Former Italian Premier Silvio Berlusconi turned the fight against corruption on its head when he said in a televised interview (following the arrest of the ex-CEO of an Italian defence company) that “Bribes are a phenomenon that exists and it’s useless to deny the existence of these necessary situations.” He added, “These are not crimes. We’re talking about paying a commission to someone in that country. Why, because those are the rules in that country.”
Paying bribes is a crime not only in Italy, but it is against the law for Italian companies to use cash to grease the wheels of commerce overseas. Italian law makes clear that bribery by executives is illegal and adds that companies should establish anti-corruption systems to be in compliance with the law.
Public officials have a responsibility to not only obey the law, but also speak in support of existing laws, former premiers included.
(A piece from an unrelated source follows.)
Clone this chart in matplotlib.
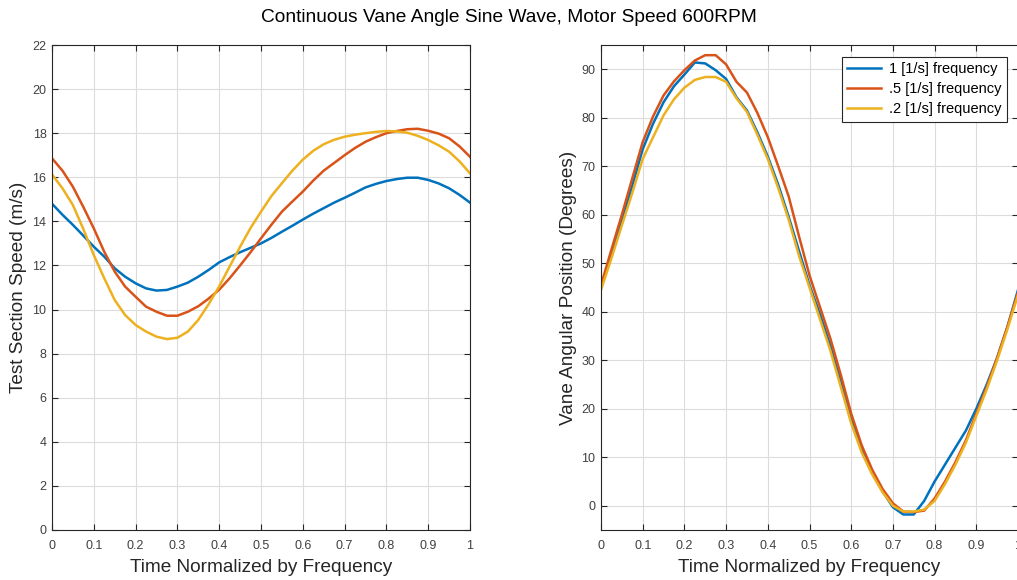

Italy ratified the OECD Convention on Combatting Bribery of Foreign Public Officials in International Business Transactions in December 2000. It requires each signatory country to make foreign bribery a crime. It is a key instrument for curbing the export of corruption globally because the 39 signatory countries are responsible for two-thirds of world exports and three-quarters of foreign investment.
Bribery is against the law for good reasons: it hurts economic fundamentals and disadvantages the most vulnerable. Bribes are used to circumvent procurement rules and avoid laws meant to protect people from all types of misbehaviour, from relaxed regulations on building permits to paying over the odds for military equipment a country doesn’t need.
Transparency International’s Exporting Corruption? Country Enforcement of the OECD Anti-Bribery Convention, Progress Report 2012 expressed some serious doubts about reforms introduced by the Berlusconi government to change the laws regarding statutes of limitations resulting in the dismissal of the majority of foreign bribery cases.
A politicised environment
Talk of bribery as 'business as usual' comes at a time when high-profile scandals are dominating the news in Italy alongside coverage of the upcoming election. Many believe the timing of prosecutions and arrests are political because different political parties stand to lose or benefit from the stories surrounding the companies involved.
Finmeccanica, an aerospace company that is 30 per cent owned by the government, allegedly paid bribes to win contracts in India for helicopters; it denies any wrongdoing. Its CEO, who was defended by Silvio Berlusconi in the TV interview, was arrested this week. Monte dei Paschi di Siena, a bank in Tuscany, has admitted using secret derivatives deals to mask hundreds of millions of euros in losses.
Despite the veneer of cynicism that threatens to overshadow the real issues here, Italians should demand that the rule of law is upheld within the country, irrespective of who perpetrates the crime. The business culture can only change when those at the top endorse change by acting in new ways.